Albert Thibaudet, qui voit en lui le seul "classique" du XIXe siècle, consacre dans Gustave Flaubert, 1921-1880 : sa vie, ses œuvres, son style (1922) un long chapitre à L’Éducation sentimentale où il écrit par exemple : "On garde de L’Éducation sentimentale l’image d’une génération humaine qui coule avec sa durée propre, d’une eau qui, en les confondant, emporte des hommes qui passent". Dans les années 1950 et 1960, avec les travaux de Barthes, Richard, Pontalis, Lukács, puis le Nouveau Roman qui fait de Flaubert "le précurseur" (pour reprendre le titre d’un article de Nathalie Sarraute en 1965), L’Éducation sentimentale devient un véritable mythe littéraire pour les romanciers et un objet privilégié pour la nouvelle critique puis la critique génétique.

Georges Perec affirme ainsi : "Les Choses ont été rédigées sous l’influence cachée de L’Éducation sentimentale, dont le sous-titre – Histoire d’un jeune homme – engendrera même un moment un des titres provisoires du livre – Histoire d’un jeune couple. Il s’agissait sans doute d’un accaparement, d’un vouloir-être Flaubert ; dans le cas de La Vie mode d’emploi, c’est davantage, me semble-t-il, le signe d’un arpentage, la marque d’un réseau : Flaubert (…) fait désormais partie de l’espace fictionnel dans lequel tout autant que dans l’autre, j’essaie de me mouvoir". ("Emprunts à Flaubert", L'Arc. Flaubert, 79, 1980). Pour la critique plus récente et les auteurs du XXIe siècle, c’est la déréalisation et la subversion du sens, le jeu très subtil avec les clichés et stéréotypes qui sont mis en avant. Jean Echenoz, qui n’hésite pas à citer parfois littéralement L’Éducation sentimentale dans ses romans, déclare : "Flaubert, pour moi, reste absolument un modèle. Il m'inspire une espèce d'affection absolue que la lecture de la correspondance conforte, et une affection que je ne crois avoir pour aucun autre écrivain. Je n'ai avec aucun autre le même rapport, je ne dirais pas filial, ce serait un peu fort, mais oui, c'est bien cela : un rapport affectueux, affectif." (Le Magazine Littéraire, septembre 2001)

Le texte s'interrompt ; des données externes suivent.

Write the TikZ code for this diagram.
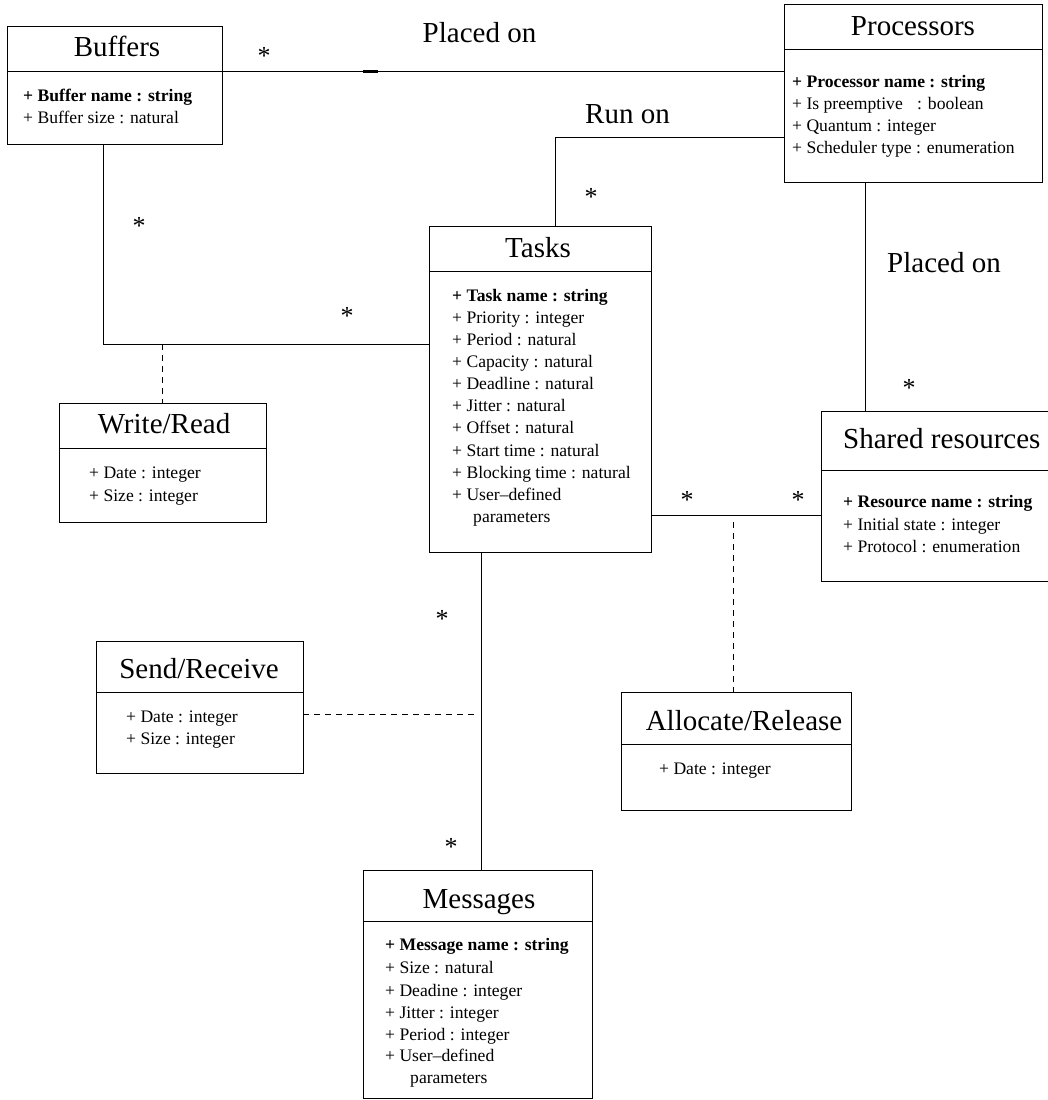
\documentclass[tikz,border=0pt]{standalone}
\usepackage{fontspec}
\setmainfont{Liberation Serif}
\begin{document}
\begin{tikzpicture}[x=1pt,y=-1pt,
  umlbox/.style={draw,rectangle,line width=0.8pt,inner sep=0pt,outer sep=0pt,anchor=north west},
  divline/.style={line width=0.8pt},
  conn/.style={line width=0.8pt},
  assoc/.style={line width=0.8pt,dash pattern=on 6pt off 5pt},
  ttl/.style={font=\fontsize{29}{34}\selectfont,anchor=base,inner sep=0pt},
  attr/.style={font=\fontsize{17.6}{22}\selectfont,anchor=base west,inner sep=0pt},
  battr/.style={attr,font=\fontsize{17.6}{22}\selectfont\bfseries},
  mult/.style={font=\fontsize{26}{30}\selectfont,anchor=base,inner sep=0pt},
  lbl/.style={font=\fontsize{29}{34}\selectfont,anchor=base,inner sep=0pt}]
\useasboundingbox (0,0) rectangle (1048,1100);
\clip (0,0) rectangle (1048,1100);

% boxes
\node[umlbox,minimum width=215pt,minimum height=118pt] (buf) at (7,26) {};
\node[umlbox,minimum width=258pt,minimum height=178pt] (proc) at (784,4) {};
\node[umlbox,minimum width=222pt,minimum height=326pt] (tasks) at (429,226) {};
\node[umlbox,minimum width=207pt,minimum height=119pt] (wr) at (59,403) {};
\node[umlbox,minimum width=207pt,minimum height=132pt] (sr) at (96,641) {};
\node[umlbox,minimum width=229pt,minimum height=228pt] (msg) at (363,870) {};
\node[umlbox,minimum width=240pt,minimum height=170pt] (shared) at (821,411) {};
\node[umlbox,minimum width=230pt,minimum height=118pt] (ar) at (621,692) {};

% dividers
\draw[divline] (7,71) -- (222,71);
\draw[divline] (784,49) -- (1042,49);
\draw[divline] (429,271) -- (651,271);
\draw[divline] (59,448) -- (266,448);
\draw[divline] (96,692) -- (303,692);
\draw[divline] (363,921) -- (592,921);
\draw[divline] (821,470) -- (1061,470);
\draw[divline] (621,744) -- (851,744);

% titles
\node[ttl] (tbuf) at (117,56) {Buffers};
\node[ttl] (tproc) at (913,35) {Processors};
\node[ttl] (ttasks) at (538,257) {Tasks};
\node[ttl] (twr) at (164,433) {Write/Read};
\node[ttl] (tsr) at (199,678) {Send/Receive};
\node[ttl] (tmsg) at (479,908) {Messages};
\node[ttl,anchor=base west] (tshared) at (843,448) {Shared resources};
\node[ttl] (tar) at (744,730) {Allocate/Release};

% attributes
\node[battr] (b1) at (23,101) {+ Buffer name : string};
\node[attr] (b2) at (23,123) {+ Buffer size : natural};

\node[battr] (p1) at (792,87) {+ Processor name : string};
\node[attr] (p2) at (792,109) {+ Is preemptive\hspace{10pt} : boolean};
\node[attr] (p3) at (792,131) {+ Quantum : integer};
\node[attr] (p4) at (792,153) {+ Scheduler type : enumeration};

\node[battr] (k1) at (452,301) {+ Task name : string};
\node[attr] (k2) at (452,323) {+ Priority : integer};
\node[attr] (k3) at (452,345) {+ Period : natural};
\node[attr] (k4) at (452,367.5) {+ Capacity : natural};
\node[attr] (k5) at (452,389.5) {+ Deadline : natural};
\node[attr] (k6) at (452,411.5) {+ Jitter : natural};
\node[attr] (k7) at (452,433.5) {+ Offset : natural};
\node[attr] (k8) at (452,456) {+ Start time : natural};
\node[attr] (k9) at (452,478) {+ Blocking time : natural};
\node[attr] (k10) at (452,500) {+ User--defined};
\node[attr] (k11) at (473,522) {parameters};

\node[attr] (w1) at (89,478) {+ Date : integer};
\node[attr] (w2) at (89,501) {+ Size : integer};

\node[attr] (s1) at (126,722) {+ Date : integer};
\node[attr] (s2) at (126,744) {+ Size : integer};

\node[battr] (m1) at (385,950) {+ Message name : string};
\node[attr] (m2) at (385,973) {+ Size : natural};
\node[attr] (m3) at (385,996) {+ Deadine : integer};
\node[attr] (m4) at (385,1018) {+ Jitter : integer};
\node[attr] (m5) at (385,1040) {+ Period : integer};
\node[attr] (m6) at (385,1061) {+ User--defined};
\node[attr] (m7) at (410,1083) {parameters};

\node[battr] (r1) at (843,507) {+ Resource name : string};
\node[attr] (r2) at (843,530) {+ Initial state : integer};
\node[attr] (r3) at (843,552) {+ Protocol : enumeration};

\node[attr] (a1) at (659,774) {+ Date : integer};

% connector helper coordinates
\coordinate (yA) at (0,71);
\coordinate (jR) at (555,137);
\coordinate (xP) at (865.5,0);
\coordinate (jB) at (103,344);
\coordinate (xT) at (481.5,0);
\coordinate (jS) at (475,714);
\coordinate (yT) at (0,515);
\coordinate (jA) at (733,522);

% connectors
\draw[conn] (buf.east |- yA) -- (proc.west |- yA);
\draw[line width=2.6pt] (363,71.6) -- (378,71.6);
\draw[conn] (proc.west |- jR) -- (jR) -- (tasks.north -| jR);
\draw[conn] (proc.south -| xP) -- (shared.north -| xP);
\draw[conn] (buf.south -| jB) -- (jB) -- (tasks.west |- jB);
\draw[assoc] (wr.north |- jB) -- (wr.north);
\draw[conn] (tasks.south -| xT) -- (msg.north -| xT);
\draw[assoc] (sr.east |- jS) -- (jS);
\draw[conn] (tasks.east |- yT) -- (shared.west |- yT);
\draw[assoc] (jA) -- (ar.north -| jA);

% multiplicities
\node[mult] (s_bp) at (264,64) {*};
\node[mult] (s_bb) at (139,234) {*};
\node[mult] (s_bt) at (347,324) {*};
\node[mult] (s_rt) at (591,205) {*};
\node[mult] (s_ps) at (909,396) {*};
\node[mult] (s_ts1) at (687,508) {*};
\node[mult] (s_ts2) at (798,508) {*};
\node[mult] (s_tm1) at (442,627) {*};
\node[mult] (s_tm2) at (451,855) {*};

% association labels
\node[lbl] (l1) at (479.5,42) {Placed on};
\node[lbl] (l2) at (627.5,123) {Run on};
\node[lbl] (l3) at (944,272) {Placed on};
\end{tikzpicture}
\end{document}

L’Éducation sentimentale est cette année au programme de l’agrégation de lettres modernes : c’est l’occasion de se replonger dans l’importante littérature critique qui a été consacrée à ce roman devenu régulièrement le lieu d'émergence de nouvelles questions littéraires.
 
Gustave Flaubert avait donc raison, dans sa Préface aux Dernières chansons, poésies posthumes de Louis Bouilhet (1870), de dénoncer les méthodes de la critique et surtout d’écrire à Georges Sand : "Car j’écris (je parle d’un auteur qui se respecte) non pour le lecteur d’aujourd’hui, mais pour tous les lecteurs qui pourront se présenter, tant que la langue vivra" (4 décembre 1872). Ses contemporains furent sans aucun doute déroutés par les qualités mêmes qui fondent aujourd’hui la modernité et la permanence de L’Éducation sentimentale. Le roman a trouvé au fil du temps son public, et c’est comme si chaque époque y trouvait un écho à ses préoccupations.